Neutron frequency windows and the protein dynamical transition.

Proteins undergo an apparent dynamical transition on temperature variation that has been correlated with the onset of function. The transition in the mean-square displacement, <Delta r(2)>, that is observed using a spectrometer or computer simulation, depends on the relationship between the timescales of the relaxation processes activated and the timescale accessible to the instrument or simulation. Models are described of two extreme situations---an "equilibrium" model, in which the long-time dynamics changes with temperature and all motions are resolved by the instrument used; and a "frequency window" model, in which there is no change in the long-time dynamics but as the temperature increases, the relaxation frequencies move into the instrumental range.

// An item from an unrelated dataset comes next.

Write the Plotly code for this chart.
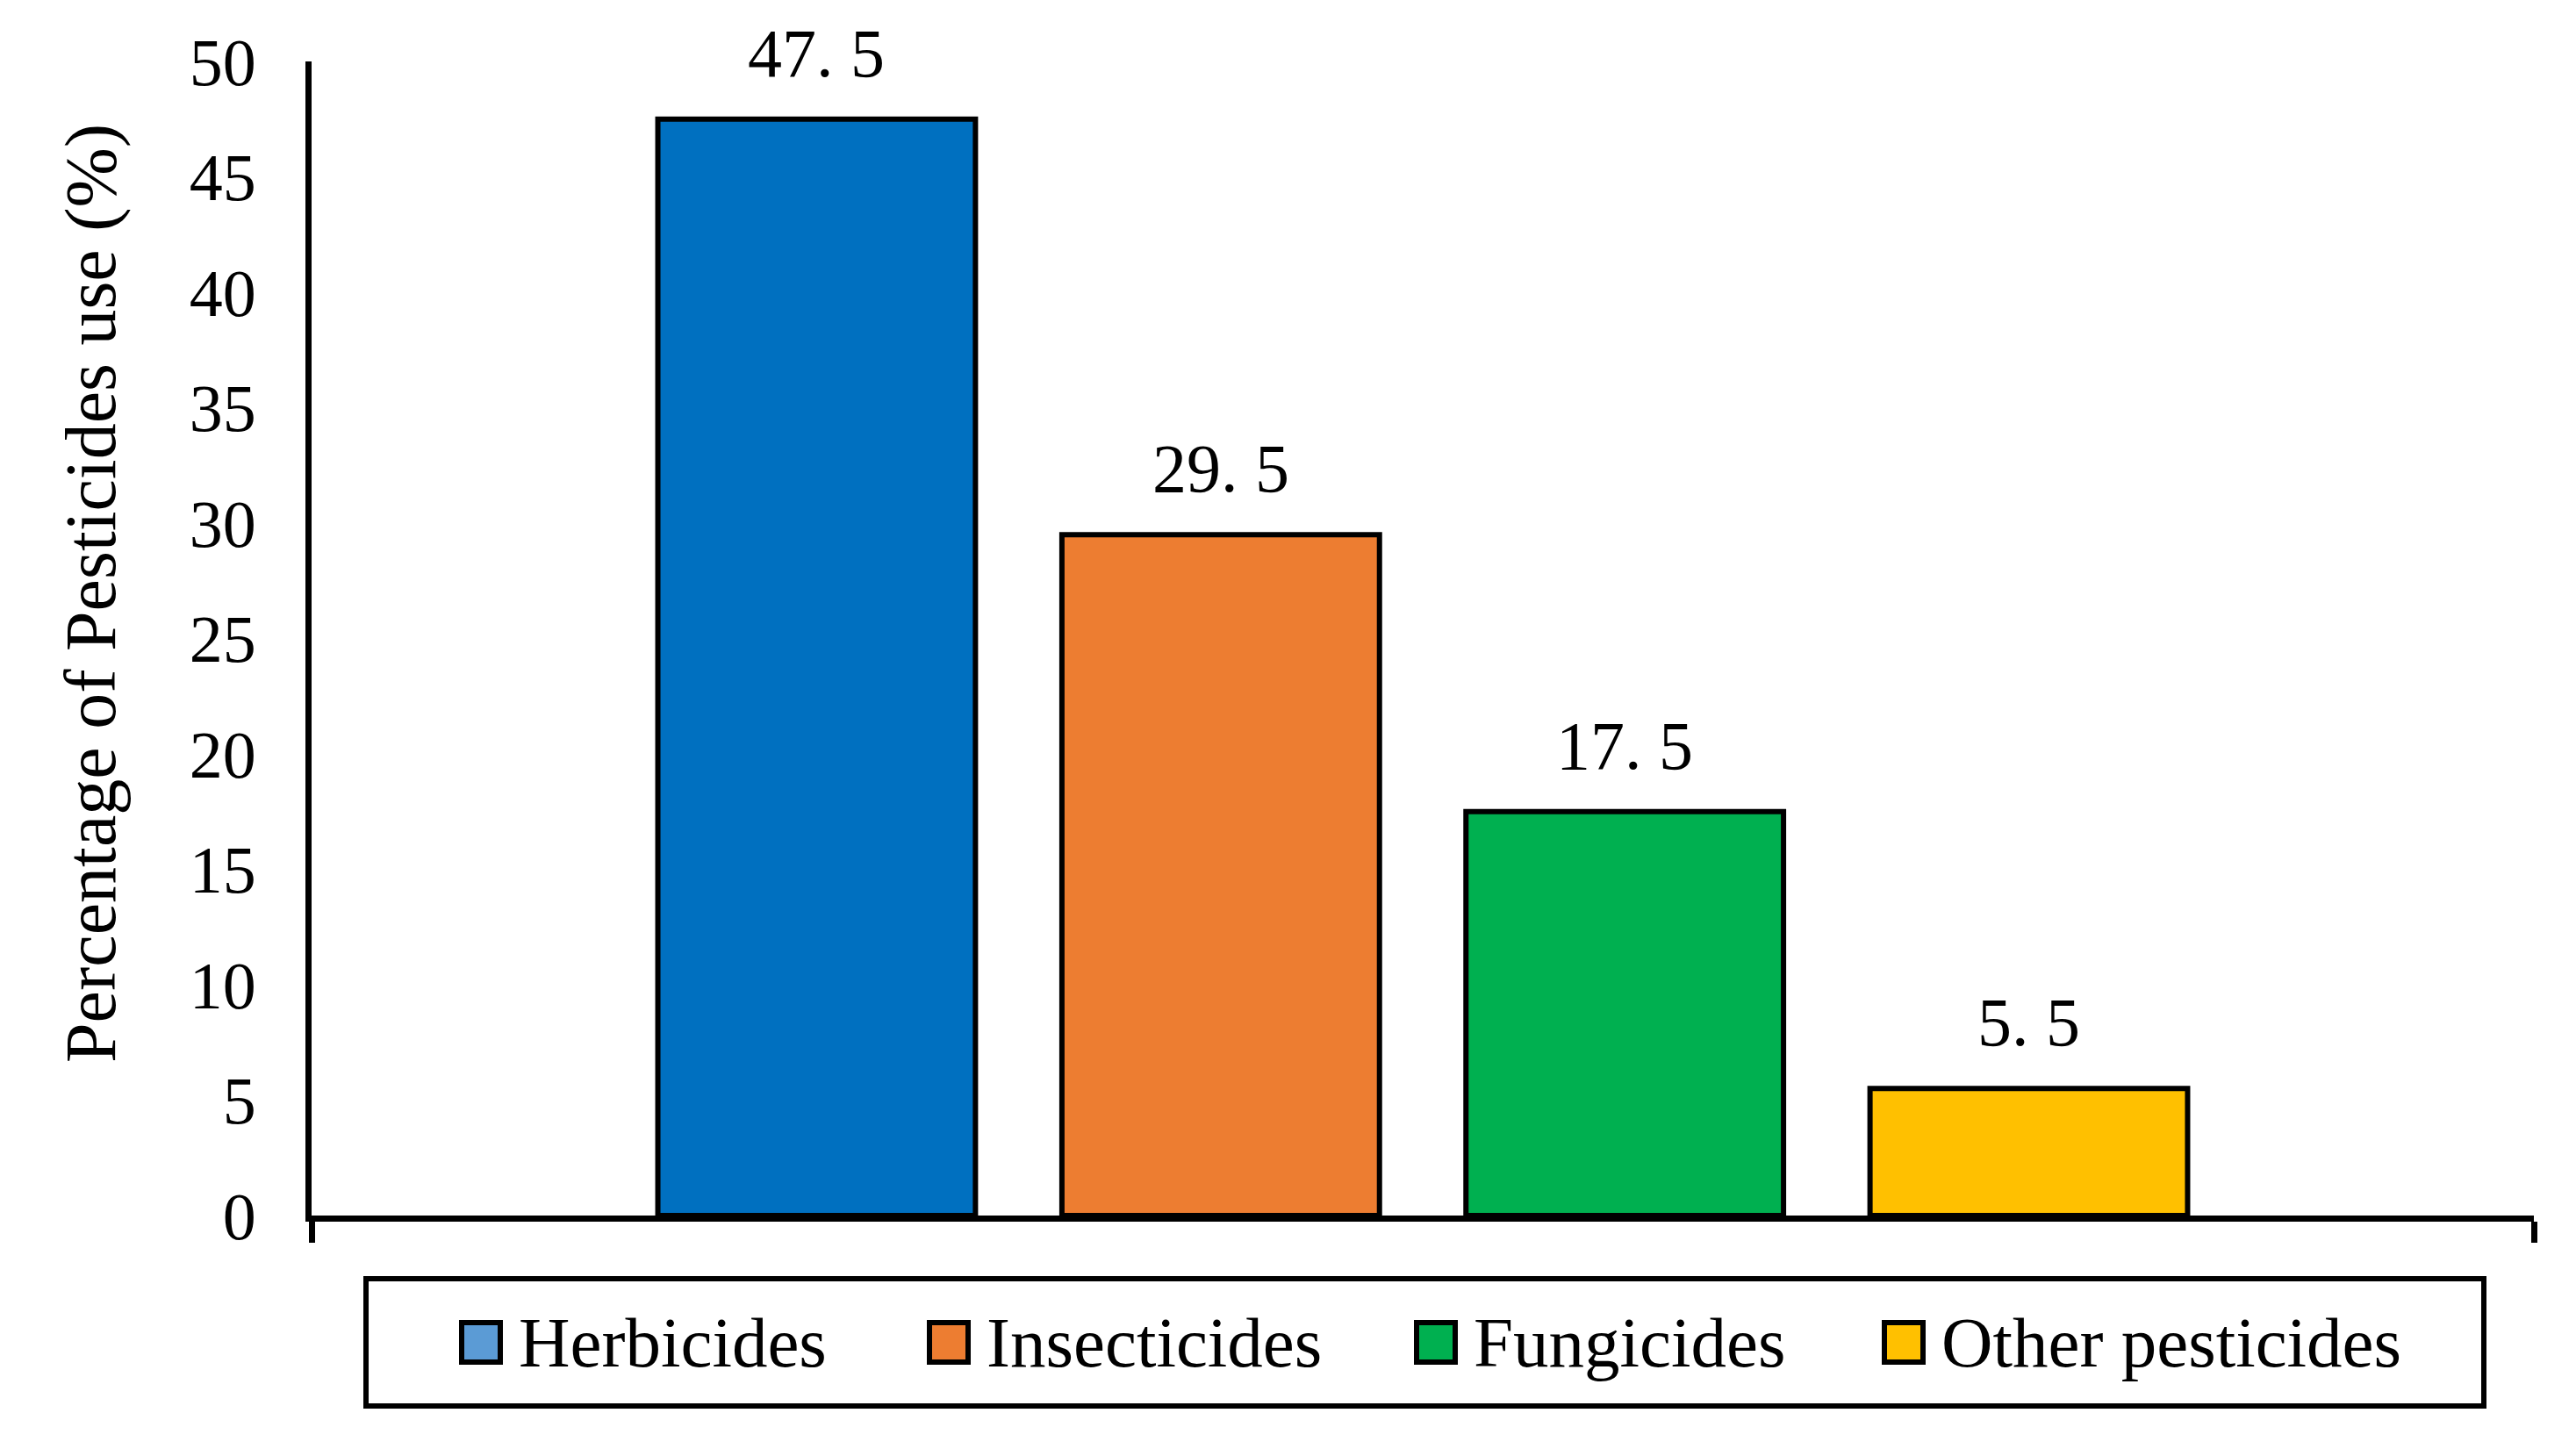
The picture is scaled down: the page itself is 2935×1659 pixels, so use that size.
import plotly.graph_objects as go

# ---- data ----
categories = ["Herbicides", "Insecticides", "Fungicides", "Other pesticides"]
values = [47.5, 29.5, 17.5, 5.5]
bar_colors = ["#0070C0", "#ED7D31", "#00B050", "#FFC000"]
legend_colors = ["#5B9BD5", "#ED7D31", "#00B050", "#FFC000"]
y_ticks = [0, 5, 10, 15, 20, 25, 30, 35, 40, 45, 50]
y_title = "Percentage of Pesticides use (%)"

# ---- layout constants (pixels in the screenshot; page body has an 8px margin) ----
OFF = 8
W, H = 2935 - 2 * OFF, 1659 - 2 * OFF
L, R, T, B = 355 - OFF, 2887 - OFF, 70 - OFF, 1385 - OFF
FONT = "Liberation Serif"
FS = 78


def px_x(px):
    return (px - OFF - L) / (R - L)


def px_y(py):
    return (B - (py - OFF)) / (B - T)


xpos = list(range(len(categories)))

fig = go.Figure()
fig.add_trace(go.Bar(
    x=xpos, y=values, width=0.786,
    marker=dict(color=bar_colors, line=dict(color="black", width=6)),
    showlegend=False, hoverinfo="skip",
))

annotations = []
# data labels
for xi, v in zip(xpos, values):
    annotations.append(dict(
        x=xi, y=v, xref="x", yref="y", text=f"{v:.1f}".replace(".", ". "),
        showarrow=False, yanchor="bottom", yshift=30,
        font=dict(family=FONT, size=FS, color="black"),
    ))

# y title
annotations.append(dict(
    x=px_x(103), y=px_y(676), xref="paper", yref="paper", text=y_title,
    textangle=-90, showarrow=False, xanchor="center", yanchor="middle",
    font=dict(family=FONT, size=82, color="black"),
))

shapes = []
# legend box
shapes.append(dict(type="rect", xref="paper", yref="paper",
                   x0=px_x(417), x1=px_x(2830), y0=px_y(1457), y1=px_y(1602),
                   line=dict(color="black", width=6), fillcolor="white"))
swatch_left = [523, 1056, 1611, 2144]
sw_top, sw_bot = 1504, 1555
for name, col, sl in zip(categories, legend_colors, swatch_left):
    shapes.append(dict(type="rect", xref="paper", yref="paper",
                       x0=px_x(sl + 3), x1=px_x(sl + 47),
                       y0=px_y(sw_top + 3), y1=px_y(sw_bot - 3),
                       line=dict(color="black", width=6), fillcolor=col))
    annotations.append(dict(
        x=px_x(sl + 66), y=px_y((sw_top + sw_bot) / 2), xref="paper", yref="paper",
        text=name, showarrow=False, xanchor="left", yanchor="middle",
        font=dict(family=FONT, size=81, color="black"),
    ))

fig.update_layout(
    width=W, height=H,
    margin=dict(l=L, r=W - R, t=T, b=H - B, pad=0),
    plot_bgcolor="white", paper_bgcolor="white",
    showlegend=False,
    annotations=annotations, shapes=shapes,
    xaxis=dict(range=[-1.25, 4.25], showgrid=False, zeroline=False,
               showline=True, linecolor="black", linewidth=7,
               tickvals=[-1.25, 4.25], ticks="outside", ticklen=24,
               tickwidth=7, tickcolor="black", showticklabels=False),
    yaxis=dict(range=[0, 50], tickvals=y_ticks, showgrid=False, zeroline=False,
               showline=True, linecolor="black", linewidth=7, ticks="",
               ticklabelstandoff=41,
               tickfont=dict(family=FONT, size=76, color="black")),
)

fig.write_html("out.html")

Here we demonstrate that the latter, frequency-window model can describe the temperature and timescale dependences of both the intermediate neutron scattering function and <Delta r(2)> derived from molecular dynamics simulations of a small protein in a cryosolution. The frequency-window model also describes the energy-resolution and temperature-dependences of <Delta r(2)> obtained from experimental neutron scattering on glutamate dehydrogenase in the same solvent. Although equilibrium effects should also contribute to dynamical transitions in proteins, the present results suggests that frequency-window effects can play a role in the simulations and experiments examined. Finally, misquotations of previous findings are discussed in the context of solvent activation of protein dynamics and the possible relationship of this to activity.